In warm weather, it is especially important to keep food that should be hot hot, and food that should be chilled cold!
Bacteria and parasites can be present in some foods you might be unlucky enough to purchase before they've even reached your front door. Prime candidates are prepared chilled ready meals and side salads like coleslaw which sit on supermarket shelves. Avoid any of these which don't need cooking, and make sure you heat them thoroughly if they do need cooking. Obviously salads like coleslaw are supposed to be eaten straight, so avoid these. Also items which might contain raw or undercooked egg (like posh mayonnaise) and unpasteurised dairy products like soft cheeses should always be avoided during pregnancy.

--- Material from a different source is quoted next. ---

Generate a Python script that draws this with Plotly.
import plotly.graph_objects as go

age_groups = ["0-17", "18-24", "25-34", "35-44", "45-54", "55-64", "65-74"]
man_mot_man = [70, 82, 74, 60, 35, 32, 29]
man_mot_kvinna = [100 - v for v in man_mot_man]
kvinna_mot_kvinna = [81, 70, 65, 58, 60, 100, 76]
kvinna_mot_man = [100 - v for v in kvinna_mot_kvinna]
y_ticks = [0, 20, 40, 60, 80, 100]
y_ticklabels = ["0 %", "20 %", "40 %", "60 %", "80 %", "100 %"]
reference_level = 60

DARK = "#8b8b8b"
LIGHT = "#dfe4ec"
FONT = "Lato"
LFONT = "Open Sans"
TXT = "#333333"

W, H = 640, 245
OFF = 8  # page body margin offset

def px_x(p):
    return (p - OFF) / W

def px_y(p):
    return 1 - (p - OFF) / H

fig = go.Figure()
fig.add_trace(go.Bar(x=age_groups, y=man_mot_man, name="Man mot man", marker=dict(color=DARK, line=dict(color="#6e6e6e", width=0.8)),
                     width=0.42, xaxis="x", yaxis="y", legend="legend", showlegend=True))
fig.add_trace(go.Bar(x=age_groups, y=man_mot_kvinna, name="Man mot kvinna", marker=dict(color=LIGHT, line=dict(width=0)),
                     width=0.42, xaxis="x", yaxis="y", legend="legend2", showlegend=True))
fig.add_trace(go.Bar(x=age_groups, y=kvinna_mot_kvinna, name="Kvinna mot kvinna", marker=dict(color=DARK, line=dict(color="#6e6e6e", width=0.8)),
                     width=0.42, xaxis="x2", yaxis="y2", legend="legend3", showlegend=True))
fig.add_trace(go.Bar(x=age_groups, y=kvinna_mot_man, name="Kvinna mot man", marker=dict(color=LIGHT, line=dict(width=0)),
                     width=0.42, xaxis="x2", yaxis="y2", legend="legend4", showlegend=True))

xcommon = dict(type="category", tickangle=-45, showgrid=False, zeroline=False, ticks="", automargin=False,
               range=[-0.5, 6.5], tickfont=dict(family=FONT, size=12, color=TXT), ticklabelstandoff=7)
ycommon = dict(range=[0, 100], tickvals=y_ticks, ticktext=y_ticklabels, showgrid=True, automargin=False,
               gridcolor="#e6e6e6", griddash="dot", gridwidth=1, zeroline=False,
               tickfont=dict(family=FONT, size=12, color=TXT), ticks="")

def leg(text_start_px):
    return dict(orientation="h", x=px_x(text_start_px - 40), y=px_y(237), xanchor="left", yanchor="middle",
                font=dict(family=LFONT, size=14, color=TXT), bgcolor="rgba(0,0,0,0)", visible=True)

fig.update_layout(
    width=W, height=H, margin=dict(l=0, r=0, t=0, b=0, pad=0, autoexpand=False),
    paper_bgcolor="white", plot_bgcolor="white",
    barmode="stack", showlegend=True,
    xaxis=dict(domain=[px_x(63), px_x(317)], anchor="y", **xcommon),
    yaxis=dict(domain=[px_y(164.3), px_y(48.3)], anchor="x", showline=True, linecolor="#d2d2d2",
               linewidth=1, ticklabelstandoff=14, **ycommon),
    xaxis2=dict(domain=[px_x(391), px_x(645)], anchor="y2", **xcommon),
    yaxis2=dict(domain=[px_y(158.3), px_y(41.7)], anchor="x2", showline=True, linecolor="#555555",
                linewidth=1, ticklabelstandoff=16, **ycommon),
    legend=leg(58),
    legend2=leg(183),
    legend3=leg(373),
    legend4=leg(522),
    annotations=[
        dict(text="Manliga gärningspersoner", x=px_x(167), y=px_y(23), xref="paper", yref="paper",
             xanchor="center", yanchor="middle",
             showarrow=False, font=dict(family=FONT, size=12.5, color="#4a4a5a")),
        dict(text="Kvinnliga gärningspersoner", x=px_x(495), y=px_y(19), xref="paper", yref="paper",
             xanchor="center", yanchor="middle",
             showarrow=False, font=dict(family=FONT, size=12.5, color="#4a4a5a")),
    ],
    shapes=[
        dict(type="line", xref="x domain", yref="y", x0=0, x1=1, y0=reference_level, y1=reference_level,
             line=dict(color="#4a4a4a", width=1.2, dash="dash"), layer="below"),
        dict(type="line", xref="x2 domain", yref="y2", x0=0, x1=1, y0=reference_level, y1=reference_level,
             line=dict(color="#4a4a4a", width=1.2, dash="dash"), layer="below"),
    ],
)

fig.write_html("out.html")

However, other foods which are quite safe usually, might set off stomach illness which can at least cause you great discomfort and at worst harm you and your baby.
Use your fridge!
Do not leave foods out of the fridge for more than 20 minutes when the air is warmer. If you are going to freeze food you have cooked, make sure you freeze it as soon as it is cool. Even things like cream need to be chilled and not allowed to warm up on the kitchen counter.
The big thaw
If you are using something from the freezer which needs to be defrosted, do this in a microwave with a defrost setting or plan ahead and thaw it in the fridge. Do NOT let it defrost at room temperature.
Raw meat and fish
Store raw meat and fish away from other food in your fridge and when preparing these, use a non-porous surface like a glass or marble chopping board rather than a wooden one. Also make sure you then use another knife for cutting vegetables or fruit which aren't going to be cooked.

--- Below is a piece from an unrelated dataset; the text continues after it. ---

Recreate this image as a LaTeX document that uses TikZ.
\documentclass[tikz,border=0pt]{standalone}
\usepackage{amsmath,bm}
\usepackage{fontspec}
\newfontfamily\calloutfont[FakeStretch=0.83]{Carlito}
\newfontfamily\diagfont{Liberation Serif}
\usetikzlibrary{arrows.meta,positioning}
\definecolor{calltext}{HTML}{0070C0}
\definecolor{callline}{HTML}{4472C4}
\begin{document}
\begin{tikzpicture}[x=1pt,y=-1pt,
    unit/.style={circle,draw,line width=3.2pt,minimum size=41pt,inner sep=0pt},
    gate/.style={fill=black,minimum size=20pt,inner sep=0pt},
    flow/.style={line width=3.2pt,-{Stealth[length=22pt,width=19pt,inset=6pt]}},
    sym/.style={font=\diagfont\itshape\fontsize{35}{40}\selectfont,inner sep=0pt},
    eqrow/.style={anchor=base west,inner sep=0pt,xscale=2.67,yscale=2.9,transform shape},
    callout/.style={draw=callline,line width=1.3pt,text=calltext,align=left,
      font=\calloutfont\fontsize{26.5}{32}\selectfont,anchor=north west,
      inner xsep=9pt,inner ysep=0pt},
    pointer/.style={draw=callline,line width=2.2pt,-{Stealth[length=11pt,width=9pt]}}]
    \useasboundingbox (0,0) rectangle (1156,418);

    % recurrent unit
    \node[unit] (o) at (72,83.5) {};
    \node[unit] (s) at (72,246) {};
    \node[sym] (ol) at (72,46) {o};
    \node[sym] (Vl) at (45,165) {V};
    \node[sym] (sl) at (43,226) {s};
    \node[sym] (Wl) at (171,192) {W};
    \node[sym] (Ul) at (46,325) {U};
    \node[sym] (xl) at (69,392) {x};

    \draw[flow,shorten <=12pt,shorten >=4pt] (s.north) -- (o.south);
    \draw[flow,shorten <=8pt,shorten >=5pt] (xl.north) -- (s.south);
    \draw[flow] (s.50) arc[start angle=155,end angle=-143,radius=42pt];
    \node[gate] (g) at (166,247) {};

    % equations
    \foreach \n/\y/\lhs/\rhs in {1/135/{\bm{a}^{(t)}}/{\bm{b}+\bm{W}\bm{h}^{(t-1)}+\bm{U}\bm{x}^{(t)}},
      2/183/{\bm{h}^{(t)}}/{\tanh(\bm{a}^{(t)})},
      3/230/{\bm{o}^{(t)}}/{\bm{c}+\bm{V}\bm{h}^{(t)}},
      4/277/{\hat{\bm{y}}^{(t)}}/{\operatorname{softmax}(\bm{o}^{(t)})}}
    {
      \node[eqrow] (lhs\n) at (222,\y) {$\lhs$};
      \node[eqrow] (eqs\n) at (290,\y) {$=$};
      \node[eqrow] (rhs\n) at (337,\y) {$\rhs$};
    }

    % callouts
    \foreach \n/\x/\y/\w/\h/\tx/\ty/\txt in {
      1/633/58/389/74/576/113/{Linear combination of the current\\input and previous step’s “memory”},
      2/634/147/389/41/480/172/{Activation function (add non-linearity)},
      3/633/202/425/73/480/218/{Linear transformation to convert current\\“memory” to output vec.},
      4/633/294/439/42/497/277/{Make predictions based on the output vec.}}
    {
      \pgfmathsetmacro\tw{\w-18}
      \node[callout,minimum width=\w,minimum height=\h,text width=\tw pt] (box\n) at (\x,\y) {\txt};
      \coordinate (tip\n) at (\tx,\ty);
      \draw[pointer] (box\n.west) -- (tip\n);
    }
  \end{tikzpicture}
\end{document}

Barbecues are popular every summer but these are a real breeding ground for bacteria as salads and meat are often left outside for some time before being cooked or eaten.
Salmonella is a common problem with chicken. Whether it's cooked on a barbecue or in a regular oven, make sure there is not dark pink flesh or blood evident when you're ready to eat it. The juices should run clear when it is cooked. It's a good idea to part-cook the chicken in the oven first, but make sure you do this just before taking it to the barbecue rather than leaving it stand half-cooked for too long and letting in cool down. That will only make the bacteria spread more quickly.
Meats which have been processed, like sausages or burgers, should never be eaten rare (by a pregnant woman or anyone else!) and beef can be a risk from e-coli so make sure it is well cooked.
On a barbecue, make sure you have prepared it hours in advance as this way it will be really hot and the flames won't just burn the outside without cooking the food through.